Create a derived variable which contains the logs (to the base 10). Prepare a histogram and a normal probability plot.

Create a derived variable which contains the ln's (to the base e). Repeat the above analysis. What should the retlationship be between the means of two log (base10 and base e) be? Confirm.

Someone (probably a sedimentologist) said that it is "good" to transform the values to log to the base 2 (the phi scale). Try this.

Create a derived variable which contains the square roots ofthe publications. Repeat above.

Data Desk does not allow construction of the chi squared test that was discussed in class. However, this can be relatively easily calculated by hand using out put from the application. For Publications (raw data) create a new transformed variable containining the Z-scores. Manip > Tranform > New Derived Variable > Misc >ZScores. Sort the Z-scores from smallest to largest - Manip > Sort. Open the sorted vector and count the number of observations in each of the following four intervals:

  1. - infinity to -.67

  2. -.67 to 0.0

  3. 0. to .67

  4. .67 to + infinity

These are the observed values. Each of the bins should contain 25% of the observation IF the data follow a normal distribution. That is, the null hypothesis is the observations follow a normal distribution. Subtract Observed from Expected for each bin and square; divide the square by 12.5. Sum these 4 values -- this is the computed statistic U squared.

IF U squared is greated that the critical value for chi squared (page 118) for the appropriate degrees of freedom (1 for this model) then the null hypothesis is rejected with significance level of alpha -- use an alpha of .10.
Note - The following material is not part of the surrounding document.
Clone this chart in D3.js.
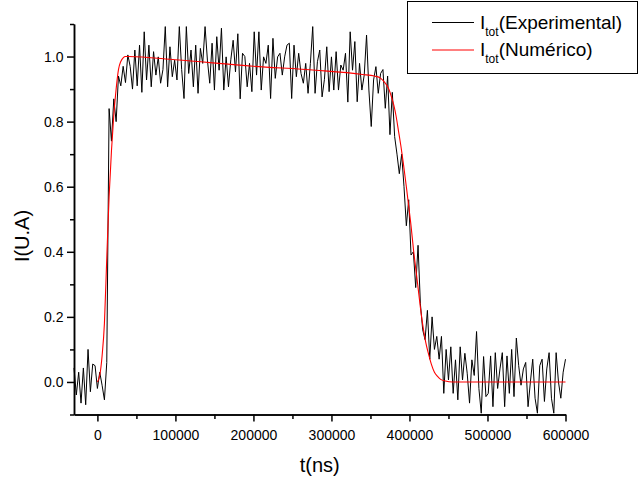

Repeat for the log transformed values and for the square root transformed values. Should it make a difference which log transformed set you use -- base 10, base e, or base 2? Why?

The KolmogorovTestForNormality is a formal test using what are termed non parametric models. Close your publications work and save. From Data Desk publications file and then import the template KolmogorovTestForNormality. Drag the raw publication data icon onto the appropriate space in the template. Click on Estimate Parameters. If you click on the ? you get a brief discussion of the method. The Null Hypothesis is that the distribution is normal. The alternative is that it is not. Rejecting the Null does not tell you what the distribution is and accepting the Null leaves you with a beta error. Click on Estimate Parameters and open the plot window. The jaged line is the observed data and the solid line is the "modeled" data assuming a normal distribution. Note that the coefficient of variation is greater than 1.0 and normally distributed data usually has a coefficient of variation that is less than 0.30. The test-statistic is about 0.16 for an alpha of .10. If the observed statistic is greater than 0.16 the null is rejected.

Repeat with the log and square root transformed data.

Which of the forms - raw data, 3 types of logs, square roots would you select if the goal is to work with a "nearly" symmetrical distribution.

Which distribution "bests describes" the publications vector? Why?

It seems to us that something important is missing from this data set. In order to make whatever sense possible from these data, what other information would you like to have? Why?